The buying has been substantial, with the cumulative net inflow via the Stock Connect pipeline reaching nearly HKD 280 billion as of May 12, according to data from Wind. While short-term profit-taking led to a net outflow of about HKD 2 billion on May 6, the broader trend has seen the Hang Seng Index (HSI) reclaim the 26,000 mark, closing at 26,394 for the week ending May 10. The index now appears to be finding support above the 26,250 level, which had previously acted as resistance for a month.
The sustained inflows are helping to stabilize a market facing a complex mix of signals, from a global rally in AI-related stocks that has largely bypassed the HSI to an upcoming summit between US President Trump and Chinese President Xi Jinping on May 14-15. The meeting, along with upcoming earnings from heavyweights like Tencent and Alibaba, is seen as the next major test for market sentiment.
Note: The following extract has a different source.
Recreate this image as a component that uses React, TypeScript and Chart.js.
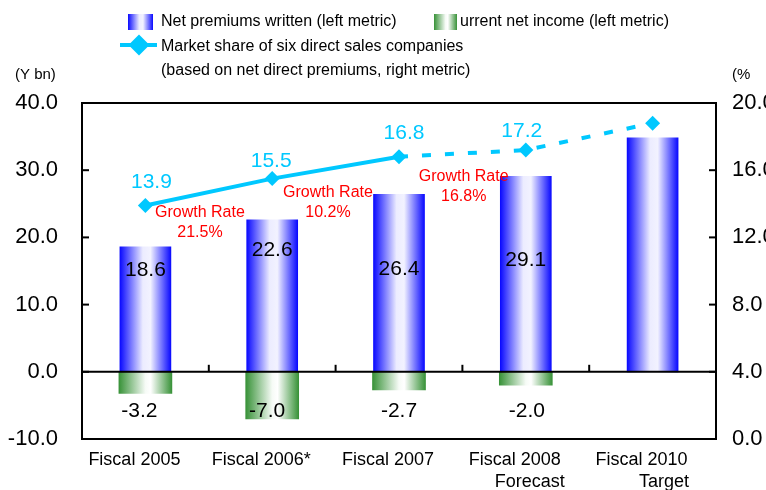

Sector Rotation Over AI Frenzy
While global markets have been caught in a frenzy over artificial intelligence hardware, southbound capital has shown a clear preference for Hong Kong’s traditional heavyweights. Over the past month, buying has been concentrated in the energy, finance, and communication services sectors.
This stands in contrast to the chase for AI stocks seen in the US, Japan, and Korea. Analysts note that Hong Kong lacks the large-cap, pure-play AI hardware manufacturers that are attracting global funds. "The representative AI stocks in Hong Kong are currently AI platform stocks such as Tencent and Alibaba, which have insufficient appeal to current funds," Mak said. Instead, mainland investors are using the Stock Connect to buy into high-dividend, lower-valuation state-owned enterprises and financial giants, a theme that has gained traction as the A-share premium over H-shares has narrowed to a seven-year low.
Positioning for the Trump-Xi Summit
With the Trump-Xi meeting imminent, investors are approaching the event with caution. A Goldman Sachs analysis notes that market expectations for a major breakthrough are low, creating the potential for a tactical rally on any modestly positive news. The bank’s economists expect an incremental deal where China increases purchases of US goods in exchange for some easing of technology restrictions.
Historically, Chinese equities have performed well following such summits, gaining an average of 4% in the subsequent three months, according to the Goldman report. The bank sees a "compelling risk/reward profile for Chinese equity," highlighting that offshore Chinese equities, like those in Hong Kong, could outperform in the short run due to cheaper valuations and higher sensitivity to geopolitical news flow. Should risk appetite improve, the HSI’s next major resistance level is seen near 27,200.
This article is for informational purposes only and does not constitute investment advice.